*INSTRUCTION*.
From the first line of the data below through the line holding "labelOffset=3, labelColor=GREY, labelFont=FONT))", output each line exactly and leave the pictures out.

════════

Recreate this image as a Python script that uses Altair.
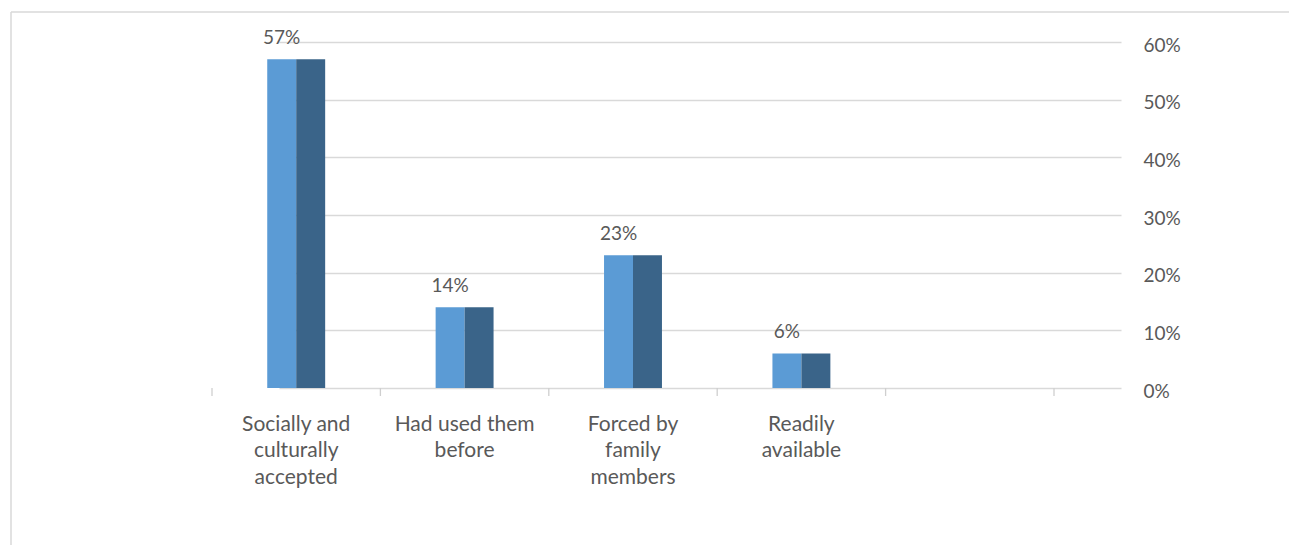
import json
import altair as alt
import pandas as pd

categories = ["Socially and culturally accepted", "Had used them before",
              "Forced by family members", "Readily available"]
values = [0.57, 0.14, 0.23, 0.06]
series = ["Series 1", "Series 2"]
label_lines = [["Socially and", "culturally", "accepted"],
               ["Had used them", "before"],
               ["Forced by", "family", "members"],
               ["Readily", "available"]]
empty_slot = ""
x_domain = categories + [empty_slot]
boundaries = [0, 1, 2, 3, 4, 5]
y_ticks = [0, 0.1, 0.2, 0.3, 0.4, 0.5, 0.6]
colors = ["#5B9BD5", "#3A6489"]

rows = []
for c, v in zip(categories, values):
    for s in series:
        rows.append({"category": c, "series": s, "value": v})
df = pd.DataFrame(rows)

mapping = {c: l for c, l in zip(categories, label_lines)}
label_expr = "(" + json.dumps(mapping) + ")[datum.label] || ''"

FONT = "Lato"
GREY = "#595959"
GRID = "#d9d9d9"
X_RANGE = [2, 844]

x_scale = alt.Scale(domain=x_domain, range=X_RANGE, paddingInner=0.656, paddingOuter=0.328)

x_enc = alt.X("category:N", scale=x_scale, sort=None,
              axis=alt.Axis(title=None, labelExpr=label_expr, labelAngle=0,
                            ticks=False, domain=False, labelPadding=25,
                            labelLineHeight=26.5, labelFontSize=21, labelColor=GREY,
                            labelFont=FONT, labelBaseline="top"))
y_enc = alt.Y("value:Q", scale=alt.Scale(domain=[0, 0.6], nice=False),
              axis=alt.Axis(title=None, orient="right", values=y_ticks, format=".0%",
                            domain=False, ticks=False, grid=True, gridColor=GRID,
                            gridWidth=1.3, labelPadding=20, labelFontSize=19,
                            labelOffset=3, labelColor=GREY, labelFont=FONT))

bars = alt.Chart(df).mark_bar().encode(
    x=x_enc,
    y=y_enc,
    xOffset=alt.XOffset("series:N", scale=alt.Scale(domain=series, paddingInner=0, paddingOuter=0)),
    color=alt.Color("series:N", scale=alt.Scale(domain=series, range=colors), legend=None),
)

labels = alt.Chart(df).transform_filter(
    alt.datum.series == series[0]
).mark_text(font=FONT, fontSize=19, color=GREY, baseline="alphabetic", dy=-15).encode(
    x=alt.X("category:N", scale=x_scale, sort=None),
    y=alt.Y("value:Q"),
    xOffset=alt.XOffset("series:N", scale=alt.Scale(domain=series, paddingInner=0, paddingOuter=0)),
    text=alt.Text("value:Q", format=".0%"),
)

main = alt.layer(bars, labels)

ticks = alt.Chart(pd.DataFrame({"b": boundaries})).mark_rule(color="#cfcfcf", strokeWidth=1.3).encode(
    x=alt.X("b:Q", scale=alt.Scale(domain=[0, 5], range=X_RANGE, nice=False, zero=False), axis=None),
    y=alt.value(346), y2=alt.value(354))

frame_data = alt.Data(values=[{}])
frame_top = alt.Chart(frame_data).mark_rule(color=GRID, strokeWidth=1.5).encode(
    x=alt.value(-199), x2=alt.value(1079), y=alt.value(-30))
frame_left = alt.Chart(frame_data).mark_rule(color=GRID, strokeWidth=1.5).encode(
    x=alt.value(-199), y=alt.value(-30), y2=alt.value(503))

chart = alt.layer(frame_top, frame_left, main, ticks).resolve_scale(x="independent").properties(
    width=913, height=346,
    autosize=alt.AutoSizeParams(type="none"),
    padding={"left": 210, "top": 42, "right": 166, "bottom": 157},
    background="white",
).configure_view(stroke=None)

chart.save("out.html", embed_options={"renderer": "svg", "actions": False})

════════

*TASK ANSWER*.
Recreate this image as a Python script that uses Altair.
import json
import altair as alt
import pandas as pd

categories = ["Socially and culturally accepted", "Had used them before",
              "Forced by family members", "Readily available"]
values = [0.57, 0.14, 0.23, 0.06]
series = ["Series 1", "Series 2"]
label_lines = [["Socially and", "culturally", "accepted"],
               ["Had used them", "before"],
               ["Forced by", "family", "members"],
               ["Readily", "available"]]
empty_slot = ""
x_domain = categories + [empty_slot]
boundaries = [0, 1, 2, 3, 4, 5]
y_ticks = [0, 0.1, 0.2, 0.3, 0.4, 0.5, 0.6]
colors = ["#5B9BD5", "#3A6489"]

rows = []
for c, v in zip(categories, values):
    for s in series:
        rows.append({"category": c, "series": s, "value": v})
df = pd.DataFrame(rows)

mapping = {c: l for c, l in zip(categories, label_lines)}
label_expr = "(" + json.dumps(mapping) + ")[datum.label] || ''"

FONT = "Lato"
GREY = "#595959"
GRID = "#d9d9d9"
X_RANGE = [2, 844]

x_scale = alt.Scale(domain=x_domain, range=X_RANGE, paddingInner=0.656, paddingOuter=0.328)

x_enc = alt.X("category:N", scale=x_scale, sort=None,
              axis=alt.Axis(title=None, labelExpr=label_expr, labelAngle=0,
                            ticks=False, domain=False, labelPadding=25,
                            labelLineHeight=26.5, labelFontSize=21, labelColor=GREY,
                            labelFont=FONT, labelBaseline="top"))
y_enc = alt.Y("value:Q", scale=alt.Scale(domain=[0, 0.6], nice=False),
              axis=alt.Axis(title=None, orient="right", values=y_ticks, format=".0%",
                            domain=False, ticks=False, grid=True, gridColor=GRID,
                            gridWidth=1.3, labelPadding=20, labelFontSize=19,
                            labelOffset=3, labelColor=GREY, labelFont=FONT))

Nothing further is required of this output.